Problem requirements: Pictures stay out of the copy; set down each line of the listing below exactly.
--- Start Data block ---
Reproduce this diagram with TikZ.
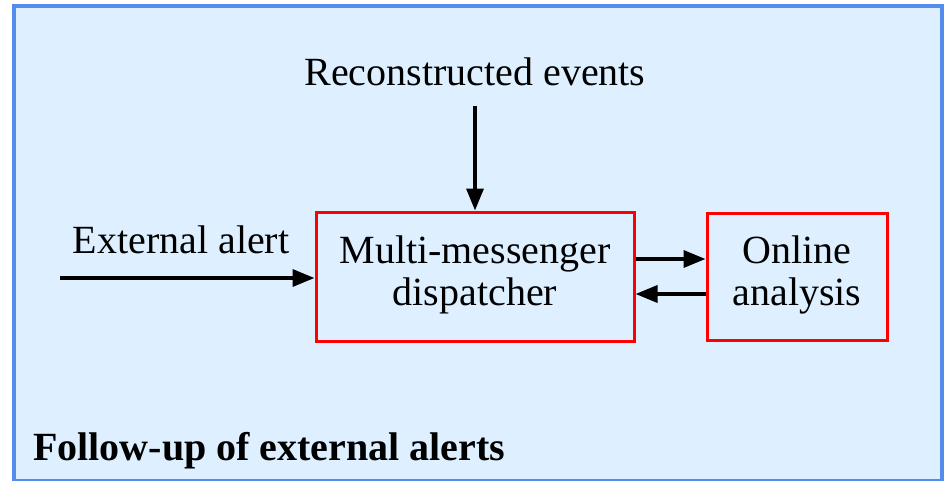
\documentclass[tikz,border=0pt]{standalone}
\usepackage{fontspec}
\setmainfont{Liberation Serif}
\usetikzlibrary{arrows.meta}
\definecolor{bgblue}{RGB}{222,240,255}
\definecolor{frameblue}{RGB}{84,140,236}
\definecolor{boxred}{RGB}{255,0,0}
\tikzset{
  procbox/.style={draw=boxred, line width=3pt, fill=bgblue, align=center, inner sep=0pt},
  flow/.style={line width=3.5pt, -{Triangle[length=22pt,width=17pt]}},
  lbl/.style={font=\fontsize{40}{42}\selectfont, align=center, inner sep=0pt},
}
\begin{document}
\begin{tikzpicture}[x=1pt,y=-1pt]
\useasboundingbox (0,0) rectangle (949,481);
\fill[white] (0,0) rectangle (949,481);
\draw[frameblue, fill=bgblue, line width=4pt] (14,6) rectangle (942,481);
\node[procbox, minimum width=318pt, minimum height=129pt, lbl, text depth=12pt] (mmd) at (475,276.5) {Multi-messenger\\dispatcher};
\node[procbox, minimum width=180pt, minimum height=127pt, lbl, text depth=12pt] (ona) at (797,276.5) {Online\\analysis};
\node[lbl] (rec) at (475,72) {Reconstructed events};
\node[lbl] (ext) at (181,240) {External alert};
\coordinate (recend) at (475,106);
\coordinate (extstart) at (60,278);
\draw[flow] (recend) -- (mmd.north);
\draw[flow] (extstart) -- (extstart -| mmd.west);
\draw[flow] ([yshift=17.5pt]mmd.east) -- ([yshift=17.5pt]ona.west);
\draw[flow] ([yshift=-17.5pt]ona.west) -- ([yshift=-17.5pt]mmd.east);
\node[lbl, font=\fontsize{40}{42}\selectfont\bfseries, anchor=base west] (title) at (33,460) {Follow-up of external alerts};
\end{tikzpicture}
\end{document}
--- End Data block ---
Solution to this exercise:
Reproduce this diagram with TikZ.
\documentclass[tikz,border=0pt]{standalone}
\usepackage{fontspec}
\setmainfont{Liberation Serif}
\usetikzlibrary{arrows.meta}
\definecolor{bgblue}{RGB}{222,240,255}
\definecolor{frameblue}{RGB}{84,140,236}
\definecolor{boxred}{RGB}{255,0,0}
\tikzset{
  procbox/.style={draw=boxred, line width=3pt, fill=bgblue, align=center, inner sep=0pt},
  flow/.style={line width=3.5pt, -{Triangle[length=22pt,width=17pt]}},
  lbl/.style={font=\fontsize{40}{42}\selectfont, align=center, inner sep=0pt},
}
\begin{document}
\begin{tikzpicture}[x=1pt,y=-1pt]
\useasboundingbox (0,0) rectangle (949,481);
\fill[white] (0,0) rectangle (949,481);
\draw[frameblue, fill=bgblue, line width=4pt] (14,6) rectangle (942,481);
\node[procbox, minimum width=318pt, minimum height=129pt, lbl, text depth=12pt] (mmd) at (475,276.5) {Multi-messenger\\dispatcher};
\node[procbox, minimum width=180pt, minimum height=127pt, lbl, text depth=12pt] (ona) at (797,276.5) {Online\\analysis};
\node[lbl] (rec) at (475,72) {Reconstructed events};
\node[lbl] (ext) at (181,240) {External alert};
\coordinate (recend) at (475,106);
\coordinate (extstart) at (60,278);
\draw[flow] (recend) -- (mmd.north);
\draw[flow] (extstart) -- (extstart -| mmd.west);
\draw[flow] ([yshift=17.5pt]mmd.east) -- ([yshift=17.5pt]ona.west);
\draw[flow] ([yshift=-17.5pt]ona.west) -- ([yshift=-17.5pt]mmd.east);
\node[lbl, font=\fontsize{40}{42}\selectfont\bfseries, anchor=base west] (title) at (33,460) {Follow-up of external alerts};
\end{tikzpicture}
\end{document}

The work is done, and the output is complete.